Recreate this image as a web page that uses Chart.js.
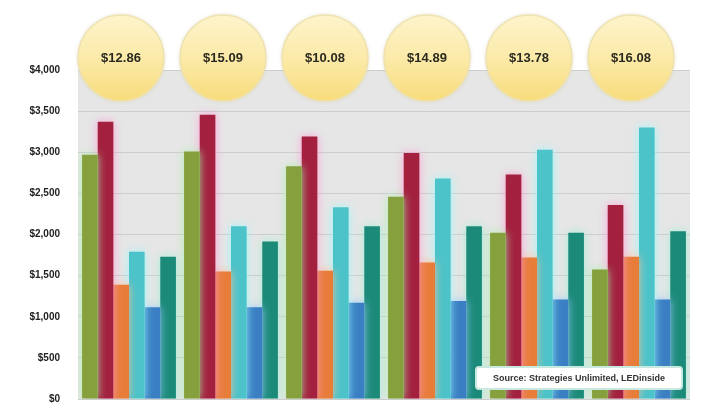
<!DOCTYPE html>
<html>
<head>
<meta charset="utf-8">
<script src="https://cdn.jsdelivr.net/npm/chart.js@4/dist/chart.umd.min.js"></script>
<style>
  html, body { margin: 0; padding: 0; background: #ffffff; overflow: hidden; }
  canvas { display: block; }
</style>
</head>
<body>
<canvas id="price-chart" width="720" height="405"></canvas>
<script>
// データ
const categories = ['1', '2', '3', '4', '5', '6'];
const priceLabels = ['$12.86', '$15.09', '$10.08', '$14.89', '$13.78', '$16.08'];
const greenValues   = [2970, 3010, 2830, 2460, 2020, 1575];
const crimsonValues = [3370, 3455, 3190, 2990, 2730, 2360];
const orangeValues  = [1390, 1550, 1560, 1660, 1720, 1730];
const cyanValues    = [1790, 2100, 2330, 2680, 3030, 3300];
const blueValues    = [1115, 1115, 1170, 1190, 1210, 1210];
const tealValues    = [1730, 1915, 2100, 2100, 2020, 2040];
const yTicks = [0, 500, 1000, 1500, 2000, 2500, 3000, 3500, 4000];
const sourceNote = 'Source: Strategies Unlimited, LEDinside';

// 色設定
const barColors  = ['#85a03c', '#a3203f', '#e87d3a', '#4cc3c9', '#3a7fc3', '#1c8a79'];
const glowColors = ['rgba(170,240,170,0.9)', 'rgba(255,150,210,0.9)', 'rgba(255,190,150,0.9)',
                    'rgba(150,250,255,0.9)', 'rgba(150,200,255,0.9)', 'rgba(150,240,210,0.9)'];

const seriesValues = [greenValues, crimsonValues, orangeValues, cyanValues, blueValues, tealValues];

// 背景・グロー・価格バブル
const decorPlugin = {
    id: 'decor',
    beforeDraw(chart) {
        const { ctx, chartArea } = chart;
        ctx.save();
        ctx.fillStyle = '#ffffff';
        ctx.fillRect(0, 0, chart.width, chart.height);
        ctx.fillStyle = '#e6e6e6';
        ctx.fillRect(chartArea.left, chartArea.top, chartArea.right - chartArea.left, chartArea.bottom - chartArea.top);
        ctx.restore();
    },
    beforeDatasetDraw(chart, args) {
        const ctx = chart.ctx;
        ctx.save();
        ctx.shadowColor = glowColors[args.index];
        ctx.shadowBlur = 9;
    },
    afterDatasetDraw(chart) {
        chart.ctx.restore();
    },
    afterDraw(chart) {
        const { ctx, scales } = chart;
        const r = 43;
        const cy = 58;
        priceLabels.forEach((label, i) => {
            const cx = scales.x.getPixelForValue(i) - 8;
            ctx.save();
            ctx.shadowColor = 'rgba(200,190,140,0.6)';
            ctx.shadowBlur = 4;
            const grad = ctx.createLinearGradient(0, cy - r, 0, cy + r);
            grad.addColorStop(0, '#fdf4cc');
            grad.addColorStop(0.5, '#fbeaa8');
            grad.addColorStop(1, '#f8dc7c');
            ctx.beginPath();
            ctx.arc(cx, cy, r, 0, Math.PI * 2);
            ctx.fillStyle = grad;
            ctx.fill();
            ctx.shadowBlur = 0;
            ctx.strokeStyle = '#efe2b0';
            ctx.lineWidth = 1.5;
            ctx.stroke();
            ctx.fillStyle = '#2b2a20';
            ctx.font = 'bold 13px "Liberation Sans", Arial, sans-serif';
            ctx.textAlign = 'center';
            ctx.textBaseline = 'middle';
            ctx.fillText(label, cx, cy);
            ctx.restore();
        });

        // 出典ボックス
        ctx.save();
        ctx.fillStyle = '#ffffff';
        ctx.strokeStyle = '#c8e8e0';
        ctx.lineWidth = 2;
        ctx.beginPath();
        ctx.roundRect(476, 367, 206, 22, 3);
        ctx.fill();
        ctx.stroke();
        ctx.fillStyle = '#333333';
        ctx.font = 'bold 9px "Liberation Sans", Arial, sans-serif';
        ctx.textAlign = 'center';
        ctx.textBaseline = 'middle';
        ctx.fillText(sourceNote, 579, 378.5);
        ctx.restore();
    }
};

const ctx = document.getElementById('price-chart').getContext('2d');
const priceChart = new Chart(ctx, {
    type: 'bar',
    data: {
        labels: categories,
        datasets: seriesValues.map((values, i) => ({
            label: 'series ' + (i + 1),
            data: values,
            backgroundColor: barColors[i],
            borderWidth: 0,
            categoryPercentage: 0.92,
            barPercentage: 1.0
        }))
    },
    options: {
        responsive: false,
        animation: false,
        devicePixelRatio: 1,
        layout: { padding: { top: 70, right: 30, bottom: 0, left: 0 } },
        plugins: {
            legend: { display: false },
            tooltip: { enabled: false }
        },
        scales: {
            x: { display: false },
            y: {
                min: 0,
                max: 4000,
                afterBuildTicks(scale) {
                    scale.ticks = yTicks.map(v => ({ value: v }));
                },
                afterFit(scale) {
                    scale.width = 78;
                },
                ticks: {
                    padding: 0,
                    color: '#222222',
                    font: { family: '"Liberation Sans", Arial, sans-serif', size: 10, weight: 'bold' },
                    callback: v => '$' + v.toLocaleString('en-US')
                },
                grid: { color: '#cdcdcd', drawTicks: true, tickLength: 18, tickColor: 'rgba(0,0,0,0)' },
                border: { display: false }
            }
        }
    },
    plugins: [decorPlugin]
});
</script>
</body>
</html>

### CHALLENGE
Without the pictures, transcribe the listing above exactly.

### OUTPUT FOR THIS TASK
Recreate this image as a web page that uses Chart.js.
<!DOCTYPE html>
<html>
<head>
<meta charset="utf-8">
<script src="https://cdn.jsdelivr.net/npm/chart.js@4/dist/chart.umd.min.js"></script>
<style>
  html, body { margin: 0; padding: 0; background: #ffffff; overflow: hidden; }
  canvas { display: block; }
</style>
</head>
<body>
<canvas id="price-chart" width="720" height="405"></canvas>
<script>
// データ
const categories = ['1', '2', '3', '4', '5', '6'];
const priceLabels = ['$12.86', '$15.09', '$10.08', '$14.89', '$13.78', '$16.08'];
const greenValues   = [2970, 3010, 2830, 2460, 2020, 1575];
const crimsonValues = [3370, 3455, 3190, 2990, 2730, 2360];
const orangeValues  = [1390, 1550, 1560, 1660, 1720, 1730];
const cyanValues    = [1790, 2100, 2330, 2680, 3030, 3300];
const blueValues    = [1115, 1115, 1170, 1190, 1210, 1210];
const tealValues    = [1730, 1915, 2100, 2100, 2020, 2040];
const yTicks = [0, 500, 1000, 1500, 2000, 2500, 3000, 3500, 4000];
const sourceNote = 'Source: Strategies Unlimited, LEDinside';

// 色設定
const barColors  = ['#85a03c', '#a3203f', '#e87d3a', '#4cc3c9', '#3a7fc3', '#1c8a79'];
const glowColors = ['rgba(170,240,170,0.9)', 'rgba(255,150,210,0.9)', 'rgba(255,190,150,0.9)',
                    'rgba(150,250,255,0.9)', 'rgba(150,200,255,0.9)', 'rgba(150,240,210,0.9)'];

const seriesValues = [greenValues, crimsonValues, orangeValues, cyanValues, blueValues, tealValues];

// 背景・グロー・価格バブル
const decorPlugin = {
    id: 'decor',
    beforeDraw(chart) {
        const { ctx, chartArea } = chart;
        ctx.save();
        ctx.fillStyle = '#ffffff';
        ctx.fillRect(0, 0, chart.width, chart.height);
        ctx.fillStyle = '#e6e6e6';
        ctx.fillRect(chartArea.left, chartArea.top, chartArea.right - chartArea.left, chartArea.bottom - chartArea.top);
        ctx.restore();
    },
    beforeDatasetDraw(chart, args) {
        const ctx = chart.ctx;
        ctx.save();
        ctx.shadowColor = glowColors[args.index];
        ctx.shadowBlur = 9;
    },
    afterDatasetDraw(chart) {
        chart.ctx.restore();
    },
    afterDraw(chart) {
        const { ctx, scales } = chart;
        const r = 43;
        const cy = 58;
        priceLabels.forEach((label, i) => {
            const cx = scales.x.getPixelForValue(i) - 8;
            ctx.save();
            ctx.shadowColor = 'rgba(200,190,140,0.6)';
            ctx.shadowBlur = 4;
            const grad = ctx.createLinearGradient(0, cy - r, 0, cy + r);
            grad.addColorStop(0, '#fdf4cc');
            grad.addColorStop(0.5, '#fbeaa8');
            grad.addColorStop(1, '#f8dc7c');
            ctx.beginPath();
            ctx.arc(cx, cy, r, 0, Math.PI * 2);
            ctx.fillStyle = grad;
            ctx.fill();
            ctx.shadowBlur = 0;
            ctx.strokeStyle = '#efe2b0';
            ctx.lineWidth = 1.5;
            ctx.stroke();
            ctx.fillStyle = '#2b2a20';
            ctx.font = 'bold 13px "Liberation Sans", Arial, sans-serif';
            ctx.textAlign = 'center';
            ctx.textBaseline = 'middle';
            ctx.fillText(label, cx, cy);
            ctx.restore();
        });

        // 出典ボックス
        ctx.save();
        ctx.fillStyle = '#ffffff';
        ctx.strokeStyle = '#c8e8e0';
        ctx.lineWidth = 2;
        ctx.beginPath();
        ctx.roundRect(476, 367, 206, 22, 3);
        ctx.fill();
        ctx.stroke();
        ctx.fillStyle = '#333333';
        ctx.font = 'bold 9px "Liberation Sans", Arial, sans-serif';
        ctx.textAlign = 'center';
        ctx.textBaseline = 'middle';
        ctx.fillText(sourceNote, 579, 378.5);
        ctx.restore();
    }
};

const ctx = document.getElementById('price-chart').getContext('2d');
const priceChart = new Chart(ctx, {
    type: 'bar',
    data: {
        labels: categories,
        datasets: seriesValues.map((values, i) => ({
            label: 'series ' + (i + 1),
            data: values,
            backgroundColor: barColors[i],
            borderWidth: 0,
            categoryPercentage: 0.92,
            barPercentage: 1.0
        }))
    },
    options: {
        responsive: false,
        animation: false,
        devicePixelRatio: 1,
        layout: { padding: { top: 70, right: 30, bottom: 0, left: 0 } },
        plugins: {
            legend: { display: false },
            tooltip: { enabled: false }
        },
        scales: {
            x: { display: false },
            y: {
                min: 0,
                max: 4000,
                afterBuildTicks(scale) {
                    scale.ticks = yTicks.map(v => ({ value: v }));
                },
                afterFit(scale) {
                    scale.width = 78;
                },
                ticks: {
                    padding: 0,
                    color: '#222222',
                    font: { family: '"Liberation Sans", Arial, sans-serif', size: 10, weight: 'bold' },
                    callback: v => '$' + v.toLocaleString('en-US')
                },
                grid: { color: '#cdcdcd', drawTicks: true, tickLength: 18, tickColor: 'rgba(0,0,0,0)' },
                border: { display: false }
            }
        }
    },
    plugins: [decorPlugin]
});
</script>
</body>
</html>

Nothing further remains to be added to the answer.